Available data:
##########

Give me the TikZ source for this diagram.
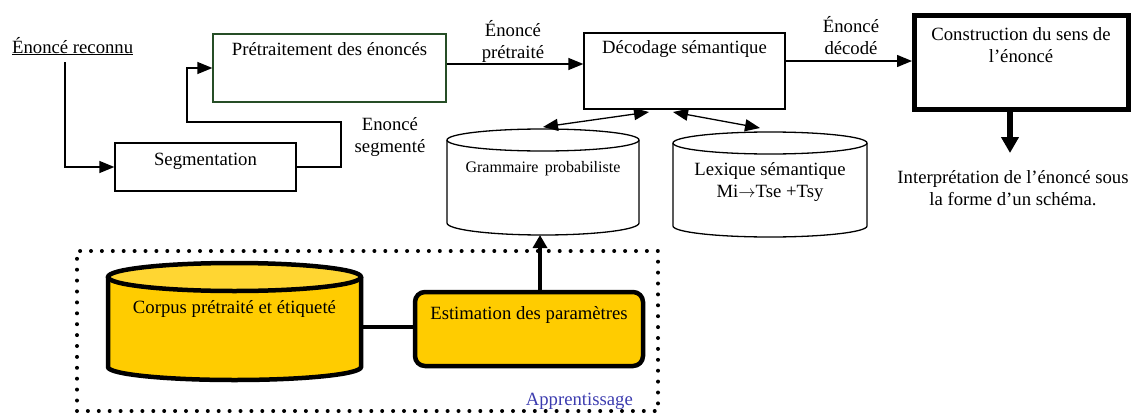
\documentclass[tikz,border=0pt]{standalone}
\usepackage{fontspec}
\setmainfont{Liberation Serif}
\usetikzlibrary{arrows.meta}
\definecolor{gold}{HTML}{FFCC00}
\definecolor{goldtop}{HTML}{FFD632}
\definecolor{dkgreen}{RGB}{38,78,38}
\definecolor{apblue}{RGB}{60,60,175}
\begin{document}
\begin{tikzpicture}[x=1pt,y=-1pt,
  font=\fontsize{18.7}{21.5}\selectfont,
  box/.style={draw, line width=1.3pt, inner sep=0pt},
  lbl/.style={anchor=base, inner sep=0pt, align=center},
  arr/.style={line width=1.3pt, -{Triangle[length=15pt,width=12pt]}},
  darr/.style={line width=1.3pt, {Triangle[length=15pt,width=12pt]}-{Triangle[length=15pt,width=12pt]}},
  bigarr/.style={line width=5.5pt, -{Triangle[length=16pt,width=17pt]}},
  thickarr/.style={line width=4.5pt, -{Triangle[length=13pt,width=14pt]}},
  thickline/.style={line width=4.5pt},
  ghost/.style={inner sep=0pt, outer sep=0pt}]
\useasboundingbox (0,0) rectangle (1133,415);

% --- upper chain boxes
\node[box, minimum width=181pt, minimum height=48pt] (seg) at (205.5,167) {};
\node[box, draw=dkgreen, minimum width=233pt, minimum height=68pt] (pre) at (329.5,68) {};
\node[box, minimum width=201pt, minimum height=76pt] (dec) at (684.5,71) {};
\node[box, line width=5pt, minimum width=214pt, minimum height=94pt] (con) at (1021.5,62.5) {};

\node[lbl, anchor=base west] (reco) at (12,53) {\underline{Énoncé reconnu}};
\node[lbl] (segt) at (205.5,165) {Segmentation};
\node[lbl] (pret) at (329.5,55) {Prétraitement des énoncés};
\node[lbl] (dect) at (684.5,53) {Décodage sémantique};
\node[lbl] (cont) at (1021,62) {Construction du sens de\\l’énoncé};
\node[lbl] (segl) at (390,152) {Enoncé\\segmenté};
\node[lbl] (prel) at (513,58) {Énoncé\\prétraité};
\node[lbl] (decl) at (851,54) {Énoncé\\décodé};
\node[lbl] (interp) at (1013,205) {Interprétation de l’énoncé sous\\la forme d’un schéma.};

% --- connectors of the chain
\coordinate (r1) at (65,62);
\draw[arr] (r1) |- (seg.west);
\draw[arr] (seg.east) -- (341,167) -- (341,122) -- (187,122) |- (pre.west);
\draw[arr] ([yshift=4pt]pre.east) -- ([yshift=7pt]dec.west);
\draw[arr] ([yshift=10pt]dec.east) -- ([yshift=1.5pt]con.west);
\coordinate (interptop) at (1010,153);
\draw[bigarr] ([xshift=-11.5pt]con.south) -- (interptop);

% --- cylinders (white)
\draw[line width=1.3pt, fill=white] (447,140) -- (447,223)
  arc[start angle=180, end angle=360, x radius=96pt, y radius=12pt] -- (639,140);
\draw[line width=1.3pt, fill=white] (543,140) ellipse[x radius=96pt, y radius=11pt];
\node[ghost, minimum width=192pt, minimum height=106pt] (gram) at (543,182) {};
\node[lbl, font=\fontsize{16}{19}\selectfont] (gramt) at (543,172) {Grammaire\hspace{0.4em}probabiliste};

\draw[line width=1.3pt, fill=white] (673,143) -- (673,226)
  arc[start angle=180, end angle=360, x radius=97pt, y radius=11pt] -- (867,143);
\draw[line width=1.3pt, fill=white] (770,143) ellipse[x radius=97pt, y radius=11pt];
\node[ghost, minimum width=194pt, minimum height=105pt] (lex) at (770,184.5) {};
\node[lbl] (lext) at (770,197) {Lexique sémantique\\Mi$\rightarrow$Tse +Tsy};

\coordinate (g1) at (543,127);
\coordinate (d1) at (649,112);
\coordinate (d2) at (673,112);
\coordinate (l1) at (760,128);
\draw[darr] (g1) -- (d1);
\draw[darr] (d2) -- (l1);

% --- learning block
\node[draw, line width=4pt, dash pattern=on 0pt off 10.9pt, line cap=round,
      minimum width=581pt, minimum height=160pt, inner sep=0pt] (appr) at (367.5,331) {};
\node[lbl, anchor=base east, text=apblue] (apprt) at (633,405) {Apprentissage};

\draw[line width=4.5pt, fill=gold] (108,277) -- (108,367)
  arc[start angle=180, end angle=360, x radius=126.5pt, y radius=13pt] -- (361,277);
\draw[line width=4.5pt, fill=goldtop] (234.5,277) ellipse[x radius=126.5pt, y radius=14pt];
\node[ghost, minimum width=253pt, minimum height=117pt] (corp) at (234.5,321.5) {};
\node[lbl] (corpt) at (234.5,313) {Corpus prétraité et étiqueté};

\node[draw, line width=4.5pt, fill=gold, rounded corners=10pt, inner sep=0pt,
      minimum width=228pt, minimum height=74pt] (est) at (529,329) {};
\node[lbl] (estt) at (529,319) {Estimation des paramètres};

\draw[thickline] ([yshift=-5.5pt]corp.east) -- ([yshift=2pt]est.west);
\draw[thickarr] ([xshift=11pt]est.north) -- ([xshift=-3pt]gram.south);
\end{tikzpicture}
\end{document}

##########

Brief:
Write the lines above out again exactly, without any of their pictures.

Completed exercise:
Give me the TikZ source for this diagram.
\documentclass[tikz,border=0pt]{standalone}
\usepackage{fontspec}
\setmainfont{Liberation Serif}
\usetikzlibrary{arrows.meta}
\definecolor{gold}{HTML}{FFCC00}
\definecolor{goldtop}{HTML}{FFD632}
\definecolor{dkgreen}{RGB}{38,78,38}
\definecolor{apblue}{RGB}{60,60,175}
\begin{document}
\begin{tikzpicture}[x=1pt,y=-1pt,
  font=\fontsize{18.7}{21.5}\selectfont,
  box/.style={draw, line width=1.3pt, inner sep=0pt},
  lbl/.style={anchor=base, inner sep=0pt, align=center},
  arr/.style={line width=1.3pt, -{Triangle[length=15pt,width=12pt]}},
  darr/.style={line width=1.3pt, {Triangle[length=15pt,width=12pt]}-{Triangle[length=15pt,width=12pt]}},
  bigarr/.style={line width=5.5pt, -{Triangle[length=16pt,width=17pt]}},
  thickarr/.style={line width=4.5pt, -{Triangle[length=13pt,width=14pt]}},
  thickline/.style={line width=4.5pt},
  ghost/.style={inner sep=0pt, outer sep=0pt}]
\useasboundingbox (0,0) rectangle (1133,415);

% --- upper chain boxes
\node[box, minimum width=181pt, minimum height=48pt] (seg) at (205.5,167) {};
\node[box, draw=dkgreen, minimum width=233pt, minimum height=68pt] (pre) at (329.5,68) {};
\node[box, minimum width=201pt, minimum height=76pt] (dec) at (684.5,71) {};
\node[box, line width=5pt, minimum width=214pt, minimum height=94pt] (con) at (1021.5,62.5) {};

\node[lbl, anchor=base west] (reco) at (12,53) {\underline{Énoncé reconnu}};
\node[lbl] (segt) at (205.5,165) {Segmentation};
\node[lbl] (pret) at (329.5,55) {Prétraitement des énoncés};
\node[lbl] (dect) at (684.5,53) {Décodage sémantique};
\node[lbl] (cont) at (1021,62) {Construction du sens de\\l’énoncé};
\node[lbl] (segl) at (390,152) {Enoncé\\segmenté};
\node[lbl] (prel) at (513,58) {Énoncé\\prétraité};
\node[lbl] (decl) at (851,54) {Énoncé\\décodé};
\node[lbl] (interp) at (1013,205) {Interprétation de l’énoncé sous\\la forme d’un schéma.};

% --- connectors of the chain
\coordinate (r1) at (65,62);
\draw[arr] (r1) |- (seg.west);
\draw[arr] (seg.east) -- (341,167) -- (341,122) -- (187,122) |- (pre.west);
\draw[arr] ([yshift=4pt]pre.east) -- ([yshift=7pt]dec.west);
\draw[arr] ([yshift=10pt]dec.east) -- ([yshift=1.5pt]con.west);
\coordinate (interptop) at (1010,153);
\draw[bigarr] ([xshift=-11.5pt]con.south) -- (interptop);

% --- cylinders (white)
\draw[line width=1.3pt, fill=white] (447,140) -- (447,223)
  arc[start angle=180, end angle=360, x radius=96pt, y radius=12pt] -- (639,140);
\draw[line width=1.3pt, fill=white] (543,140) ellipse[x radius=96pt, y radius=11pt];
\node[ghost, minimum width=192pt, minimum height=106pt] (gram) at (543,182) {};
\node[lbl, font=\fontsize{16}{19}\selectfont] (gramt) at (543,172) {Grammaire\hspace{0.4em}probabiliste};

\draw[line width=1.3pt, fill=white] (673,143) -- (673,226)
  arc[start angle=180, end angle=360, x radius=97pt, y radius=11pt] -- (867,143);
\draw[line width=1.3pt, fill=white] (770,143) ellipse[x radius=97pt, y radius=11pt];
\node[ghost, minimum width=194pt, minimum height=105pt] (lex) at (770,184.5) {};
\node[lbl] (lext) at (770,197) {Lexique sémantique\\Mi$\rightarrow$Tse +Tsy};

\coordinate (g1) at (543,127);
\coordinate (d1) at (649,112);
\coordinate (d2) at (673,112);
\coordinate (l1) at (760,128);
\draw[darr] (g1) -- (d1);
\draw[darr] (d2) -- (l1);

% --- learning block
\node[draw, line width=4pt, dash pattern=on 0pt off 10.9pt, line cap=round,
      minimum width=581pt, minimum height=160pt, inner sep=0pt] (appr) at (367.5,331) {};
\node[lbl, anchor=base east, text=apblue] (apprt) at (633,405) {Apprentissage};

\draw[line width=4.5pt, fill=gold] (108,277) -- (108,367)
  arc[start angle=180, end angle=360, x radius=126.5pt, y radius=13pt] -- (361,277);
\draw[line width=4.5pt, fill=goldtop] (234.5,277) ellipse[x radius=126.5pt, y radius=14pt];
\node[ghost, minimum width=253pt, minimum height=117pt] (corp) at (234.5,321.5) {};
\node[lbl] (corpt) at (234.5,313) {Corpus prétraité et étiqueté};

\node[draw, line width=4.5pt, fill=gold, rounded corners=10pt, inner sep=0pt,
      minimum width=228pt, minimum height=74pt] (est) at (529,329) {};
\node[lbl] (estt) at (529,319) {Estimation des paramètres};

\draw[thickline] ([yshift=-5.5pt]corp.east) -- ([yshift=2pt]est.west);
\draw[thickarr] ([xshift=11pt]est.north) -- ([xshift=-3pt]gram.south);
\end{tikzpicture}
\end{document}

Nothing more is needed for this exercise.